Campaign Contributions from Foreign Sources
While Feinstein maintained her pro-China positions, in March 1997, the senator revealed that the FBI had warned her the Chinese government might seek to funnel illegal contributions to her campaign fund. She was one of only six members of Congress to receive such a warning. As the New York Times noted at the time, Feinstein had returned $12,000 in 1994 contributions from people with connections to Lippo Bank, an arm of a multi-billion dollar conglomerate owned by the Riady family, with investments and operations throughout Asia. It employed a senior American executive named John Huang.
The Riadys had been friends and supporters of the Clintons since Bill Clinton was governor of Arkansas. Clinton named Huang, a top fundraiser for the Democratic National Committee (DNC), his deputy assistant secretary of commerce.

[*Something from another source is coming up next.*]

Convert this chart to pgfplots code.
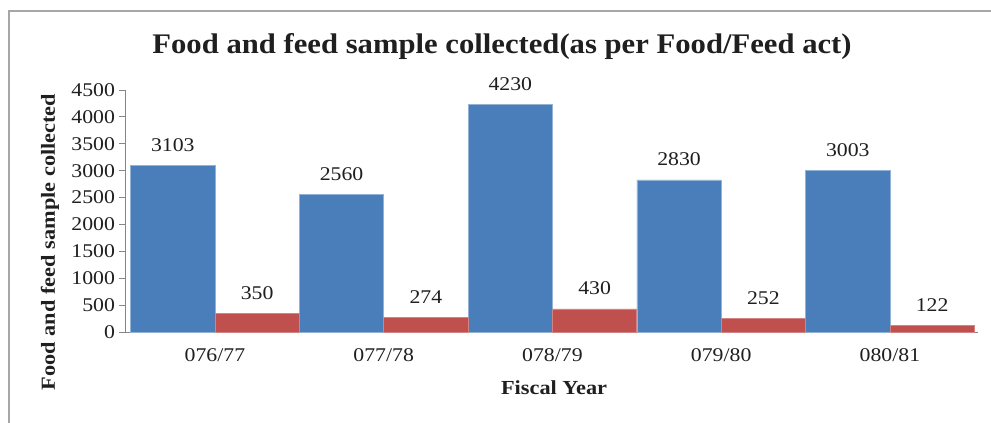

At the time Feinstein disclosed returning the Lippo-tied contributions, Huang was under Justice Department investigation for making potentially illegal contributions to the Democratic Party from foreign sources. He later pled guiltyto violating campaign finance laws as part of the investigation into Chinese attempts to influence U.S. policy through illegal campaign contributions stemming from the 1996 election.
It was later revealed that Huang may have had a direct financial relationship with the Chinese government. The DNC returned more than half of the $3 million he had collected for the party. In 1998, an unclassified report from the Senate Committee on Governmental Affairs stated that the Riadys—Huang’s former employer, the leader of which had also pled guilty to campaign finance violations—“had a long-term relationship with a Chinese intelligence agency.”
What is the connection to Feinstein? In June 1996, the senator held a fundraiser at her home attended by President Clinton, Huang, and Xiaoming Dia, chairman of a Hong Kong-based investment company in which Lippo Group had owned a controlling stake until 1994.